▶ Exercise instructions
Using the listing below, give again exactly the lines from the line with "Output the Python" to the line with "deficit to achieve", inclusive, without the pictures.

[BEGIN Extracted records]

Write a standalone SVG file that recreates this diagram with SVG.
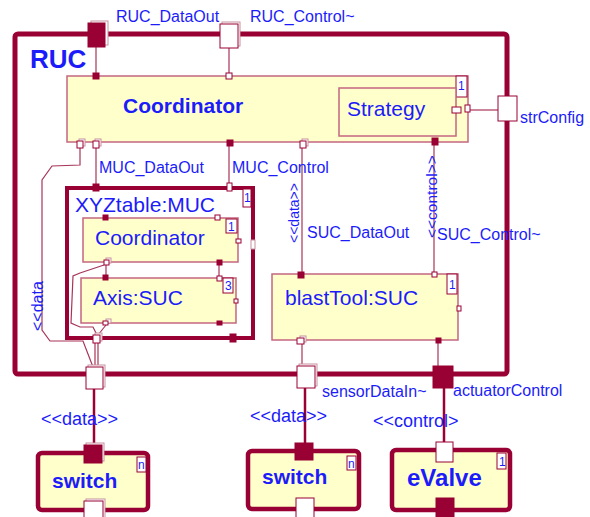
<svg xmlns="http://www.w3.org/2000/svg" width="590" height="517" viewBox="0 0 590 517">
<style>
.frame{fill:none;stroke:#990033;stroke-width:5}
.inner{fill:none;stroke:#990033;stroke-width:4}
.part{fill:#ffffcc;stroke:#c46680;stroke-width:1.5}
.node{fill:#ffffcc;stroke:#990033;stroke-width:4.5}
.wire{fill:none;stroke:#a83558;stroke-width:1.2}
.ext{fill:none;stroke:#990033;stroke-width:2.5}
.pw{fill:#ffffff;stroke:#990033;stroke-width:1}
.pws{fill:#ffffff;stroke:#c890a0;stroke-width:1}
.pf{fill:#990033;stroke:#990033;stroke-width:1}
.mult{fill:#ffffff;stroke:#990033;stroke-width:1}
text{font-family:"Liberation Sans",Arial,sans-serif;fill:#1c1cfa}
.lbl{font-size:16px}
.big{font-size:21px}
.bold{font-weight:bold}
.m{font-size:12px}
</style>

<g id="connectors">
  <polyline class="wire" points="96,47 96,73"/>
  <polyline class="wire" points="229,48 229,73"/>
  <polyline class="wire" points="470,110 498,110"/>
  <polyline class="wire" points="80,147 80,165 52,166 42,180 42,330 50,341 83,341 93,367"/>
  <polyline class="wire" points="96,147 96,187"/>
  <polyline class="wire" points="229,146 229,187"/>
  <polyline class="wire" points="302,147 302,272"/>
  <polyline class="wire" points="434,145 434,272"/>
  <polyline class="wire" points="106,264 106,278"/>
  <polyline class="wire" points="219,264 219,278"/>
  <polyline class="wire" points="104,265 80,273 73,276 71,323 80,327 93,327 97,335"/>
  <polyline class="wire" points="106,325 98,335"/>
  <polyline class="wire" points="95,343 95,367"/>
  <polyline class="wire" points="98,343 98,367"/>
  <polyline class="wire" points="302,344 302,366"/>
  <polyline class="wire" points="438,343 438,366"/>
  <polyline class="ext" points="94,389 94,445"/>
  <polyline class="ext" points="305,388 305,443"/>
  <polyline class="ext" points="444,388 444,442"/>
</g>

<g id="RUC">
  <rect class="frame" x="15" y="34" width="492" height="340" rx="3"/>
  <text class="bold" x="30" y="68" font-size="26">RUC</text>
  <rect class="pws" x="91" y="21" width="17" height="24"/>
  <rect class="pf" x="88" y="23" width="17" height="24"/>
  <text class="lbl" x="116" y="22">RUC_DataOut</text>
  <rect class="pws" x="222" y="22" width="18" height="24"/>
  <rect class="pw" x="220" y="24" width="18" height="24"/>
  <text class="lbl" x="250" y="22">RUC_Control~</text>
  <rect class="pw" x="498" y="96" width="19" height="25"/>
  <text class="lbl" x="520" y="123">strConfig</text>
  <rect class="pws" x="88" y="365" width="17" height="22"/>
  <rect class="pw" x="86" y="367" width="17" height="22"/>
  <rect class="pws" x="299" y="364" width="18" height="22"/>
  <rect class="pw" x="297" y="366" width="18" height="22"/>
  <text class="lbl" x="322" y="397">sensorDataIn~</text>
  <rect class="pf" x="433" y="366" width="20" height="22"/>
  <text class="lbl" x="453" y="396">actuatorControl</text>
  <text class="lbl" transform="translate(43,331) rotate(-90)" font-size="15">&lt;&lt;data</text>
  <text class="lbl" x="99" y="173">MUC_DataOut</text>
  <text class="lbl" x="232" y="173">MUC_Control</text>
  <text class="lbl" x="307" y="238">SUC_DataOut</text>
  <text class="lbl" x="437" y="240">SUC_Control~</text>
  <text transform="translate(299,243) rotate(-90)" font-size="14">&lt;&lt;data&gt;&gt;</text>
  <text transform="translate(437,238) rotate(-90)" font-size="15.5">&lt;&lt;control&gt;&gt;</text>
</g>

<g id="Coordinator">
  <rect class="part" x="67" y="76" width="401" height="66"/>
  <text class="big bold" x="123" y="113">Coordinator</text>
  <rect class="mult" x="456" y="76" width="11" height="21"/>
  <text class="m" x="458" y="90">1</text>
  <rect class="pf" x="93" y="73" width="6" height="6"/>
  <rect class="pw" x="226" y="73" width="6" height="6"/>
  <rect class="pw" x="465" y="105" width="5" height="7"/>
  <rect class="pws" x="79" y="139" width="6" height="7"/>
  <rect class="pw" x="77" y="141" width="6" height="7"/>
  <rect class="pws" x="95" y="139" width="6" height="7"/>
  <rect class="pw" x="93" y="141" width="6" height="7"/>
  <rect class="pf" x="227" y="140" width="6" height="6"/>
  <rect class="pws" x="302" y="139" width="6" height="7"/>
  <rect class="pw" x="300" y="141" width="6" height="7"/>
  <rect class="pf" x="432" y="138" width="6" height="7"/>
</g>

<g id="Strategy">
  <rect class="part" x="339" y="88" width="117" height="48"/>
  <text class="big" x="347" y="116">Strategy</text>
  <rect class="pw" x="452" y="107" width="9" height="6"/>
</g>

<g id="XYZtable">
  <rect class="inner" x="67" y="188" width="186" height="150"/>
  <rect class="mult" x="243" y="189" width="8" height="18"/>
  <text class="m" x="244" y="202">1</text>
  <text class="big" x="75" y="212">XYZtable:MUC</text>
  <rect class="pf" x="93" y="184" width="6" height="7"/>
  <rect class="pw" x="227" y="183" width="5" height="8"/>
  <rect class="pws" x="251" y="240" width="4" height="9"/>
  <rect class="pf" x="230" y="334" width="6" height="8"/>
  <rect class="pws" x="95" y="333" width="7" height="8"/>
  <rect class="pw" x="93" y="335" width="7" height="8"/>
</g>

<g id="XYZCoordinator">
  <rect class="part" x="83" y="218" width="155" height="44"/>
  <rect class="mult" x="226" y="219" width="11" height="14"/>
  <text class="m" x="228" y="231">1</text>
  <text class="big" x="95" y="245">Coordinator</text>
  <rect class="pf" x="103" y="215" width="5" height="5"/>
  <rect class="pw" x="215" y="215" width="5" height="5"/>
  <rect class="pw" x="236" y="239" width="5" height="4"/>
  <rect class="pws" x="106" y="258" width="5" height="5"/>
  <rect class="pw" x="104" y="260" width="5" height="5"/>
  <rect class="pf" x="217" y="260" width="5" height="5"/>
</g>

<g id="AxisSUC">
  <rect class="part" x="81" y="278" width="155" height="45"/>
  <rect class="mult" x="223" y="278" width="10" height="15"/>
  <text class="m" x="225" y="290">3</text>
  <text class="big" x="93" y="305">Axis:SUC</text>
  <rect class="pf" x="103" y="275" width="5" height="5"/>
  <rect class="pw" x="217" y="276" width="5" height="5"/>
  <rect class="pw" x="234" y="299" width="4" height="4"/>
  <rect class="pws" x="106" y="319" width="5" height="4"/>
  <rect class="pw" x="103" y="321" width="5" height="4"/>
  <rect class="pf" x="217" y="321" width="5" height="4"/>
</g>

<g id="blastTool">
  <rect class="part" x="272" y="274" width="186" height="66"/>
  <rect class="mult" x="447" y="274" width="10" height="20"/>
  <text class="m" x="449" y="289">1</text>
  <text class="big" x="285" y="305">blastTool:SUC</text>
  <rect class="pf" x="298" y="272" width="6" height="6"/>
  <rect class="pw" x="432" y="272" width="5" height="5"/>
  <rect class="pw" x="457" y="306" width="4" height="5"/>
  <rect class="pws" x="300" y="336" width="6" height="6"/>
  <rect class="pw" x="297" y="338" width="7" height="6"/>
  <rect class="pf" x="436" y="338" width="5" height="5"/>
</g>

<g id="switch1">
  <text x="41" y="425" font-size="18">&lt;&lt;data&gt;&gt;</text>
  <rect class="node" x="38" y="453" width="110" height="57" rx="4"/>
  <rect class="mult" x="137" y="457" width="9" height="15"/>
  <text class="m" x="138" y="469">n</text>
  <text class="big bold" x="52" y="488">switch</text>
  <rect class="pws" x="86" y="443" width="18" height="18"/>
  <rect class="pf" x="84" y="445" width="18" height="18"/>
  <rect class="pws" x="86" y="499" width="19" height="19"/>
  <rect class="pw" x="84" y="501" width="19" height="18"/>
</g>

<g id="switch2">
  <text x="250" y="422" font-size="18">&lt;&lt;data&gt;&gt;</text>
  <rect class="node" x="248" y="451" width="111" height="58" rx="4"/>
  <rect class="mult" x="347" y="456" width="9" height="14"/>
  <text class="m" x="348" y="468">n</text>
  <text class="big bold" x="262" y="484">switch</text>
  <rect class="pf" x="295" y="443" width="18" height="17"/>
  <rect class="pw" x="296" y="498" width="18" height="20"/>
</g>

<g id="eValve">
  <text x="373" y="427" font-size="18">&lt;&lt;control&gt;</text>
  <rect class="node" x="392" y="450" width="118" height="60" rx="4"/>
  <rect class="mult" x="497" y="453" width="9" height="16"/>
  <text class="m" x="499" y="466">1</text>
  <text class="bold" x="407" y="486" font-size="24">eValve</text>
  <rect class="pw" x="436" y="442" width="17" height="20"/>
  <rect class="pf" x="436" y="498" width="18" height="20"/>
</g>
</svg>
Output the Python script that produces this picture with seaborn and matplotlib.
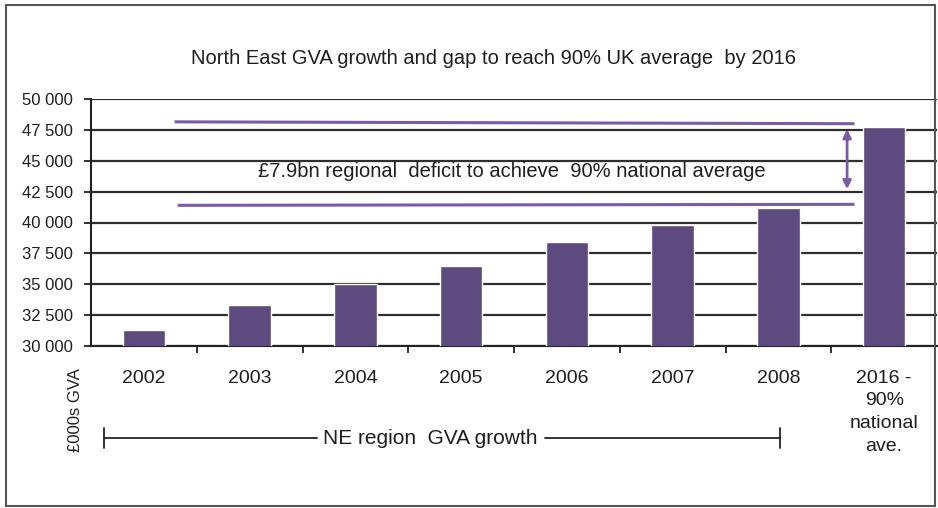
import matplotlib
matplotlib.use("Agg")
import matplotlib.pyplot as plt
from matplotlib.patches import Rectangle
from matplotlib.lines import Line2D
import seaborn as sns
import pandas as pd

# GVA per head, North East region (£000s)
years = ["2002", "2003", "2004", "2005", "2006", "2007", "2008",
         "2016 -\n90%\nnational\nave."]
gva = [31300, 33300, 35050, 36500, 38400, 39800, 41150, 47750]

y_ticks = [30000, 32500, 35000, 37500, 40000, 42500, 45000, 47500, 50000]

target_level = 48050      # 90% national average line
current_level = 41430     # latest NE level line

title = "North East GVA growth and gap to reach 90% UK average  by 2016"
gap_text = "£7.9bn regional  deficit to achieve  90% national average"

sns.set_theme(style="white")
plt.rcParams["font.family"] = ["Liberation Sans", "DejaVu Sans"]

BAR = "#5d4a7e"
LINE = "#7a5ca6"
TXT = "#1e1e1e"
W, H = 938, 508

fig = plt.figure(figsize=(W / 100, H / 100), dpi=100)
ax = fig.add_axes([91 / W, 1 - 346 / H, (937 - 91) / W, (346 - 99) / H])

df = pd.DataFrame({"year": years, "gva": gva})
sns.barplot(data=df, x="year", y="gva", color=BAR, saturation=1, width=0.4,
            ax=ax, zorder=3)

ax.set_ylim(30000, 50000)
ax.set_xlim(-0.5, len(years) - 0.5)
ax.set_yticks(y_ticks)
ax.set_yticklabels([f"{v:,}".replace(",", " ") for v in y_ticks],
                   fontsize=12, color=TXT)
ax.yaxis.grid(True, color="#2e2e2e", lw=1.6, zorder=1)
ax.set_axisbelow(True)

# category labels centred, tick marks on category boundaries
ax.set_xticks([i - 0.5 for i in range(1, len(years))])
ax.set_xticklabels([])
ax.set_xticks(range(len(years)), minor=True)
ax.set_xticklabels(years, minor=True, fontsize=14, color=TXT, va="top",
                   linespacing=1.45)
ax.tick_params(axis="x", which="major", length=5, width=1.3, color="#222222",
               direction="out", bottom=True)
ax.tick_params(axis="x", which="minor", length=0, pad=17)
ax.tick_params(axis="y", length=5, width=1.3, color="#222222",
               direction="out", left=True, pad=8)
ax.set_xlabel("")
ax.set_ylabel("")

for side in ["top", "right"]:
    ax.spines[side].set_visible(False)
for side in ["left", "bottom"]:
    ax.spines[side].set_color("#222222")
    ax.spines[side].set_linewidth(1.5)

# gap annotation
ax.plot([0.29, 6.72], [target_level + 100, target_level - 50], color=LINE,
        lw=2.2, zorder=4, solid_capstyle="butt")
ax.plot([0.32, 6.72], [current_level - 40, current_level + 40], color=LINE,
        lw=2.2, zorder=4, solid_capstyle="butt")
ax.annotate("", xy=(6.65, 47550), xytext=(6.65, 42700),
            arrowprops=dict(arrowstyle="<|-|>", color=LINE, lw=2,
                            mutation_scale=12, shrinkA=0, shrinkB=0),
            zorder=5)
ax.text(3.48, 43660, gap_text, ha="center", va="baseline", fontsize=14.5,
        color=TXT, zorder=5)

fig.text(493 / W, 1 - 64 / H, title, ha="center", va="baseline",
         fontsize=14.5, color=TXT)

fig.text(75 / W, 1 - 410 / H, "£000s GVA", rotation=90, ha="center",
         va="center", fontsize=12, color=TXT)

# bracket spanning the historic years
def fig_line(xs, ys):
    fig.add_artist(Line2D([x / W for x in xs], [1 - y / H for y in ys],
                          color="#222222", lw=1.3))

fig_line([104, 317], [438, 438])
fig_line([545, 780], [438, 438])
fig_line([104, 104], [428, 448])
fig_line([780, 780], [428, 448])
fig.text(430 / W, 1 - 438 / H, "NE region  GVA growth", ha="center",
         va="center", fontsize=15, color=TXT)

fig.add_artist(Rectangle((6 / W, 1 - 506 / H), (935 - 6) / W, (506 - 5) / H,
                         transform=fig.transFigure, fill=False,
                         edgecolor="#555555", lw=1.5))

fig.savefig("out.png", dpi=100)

[END Extracted records]

▶ Result of this exercise
Output the Python script that produces this picture with seaborn and matplotlib.
import matplotlib
matplotlib.use("Agg")
import matplotlib.pyplot as plt
from matplotlib.patches import Rectangle
from matplotlib.lines import Line2D
import seaborn as sns
import pandas as pd

# GVA per head, North East region (£000s)
years = ["2002", "2003", "2004", "2005", "2006", "2007", "2008",
         "2016 -\n90%\nnational\nave."]
gva = [31300, 33300, 35050, 36500, 38400, 39800, 41150, 47750]

y_ticks = [30000, 32500, 35000, 37500, 40000, 42500, 45000, 47500, 50000]

target_level = 48050      # 90% national average line
current_level = 41430     # latest NE level line

title = "North East GVA growth and gap to reach 90% UK average  by 2016"
gap_text = "£7.9bn regional  deficit to achieve  90% national average"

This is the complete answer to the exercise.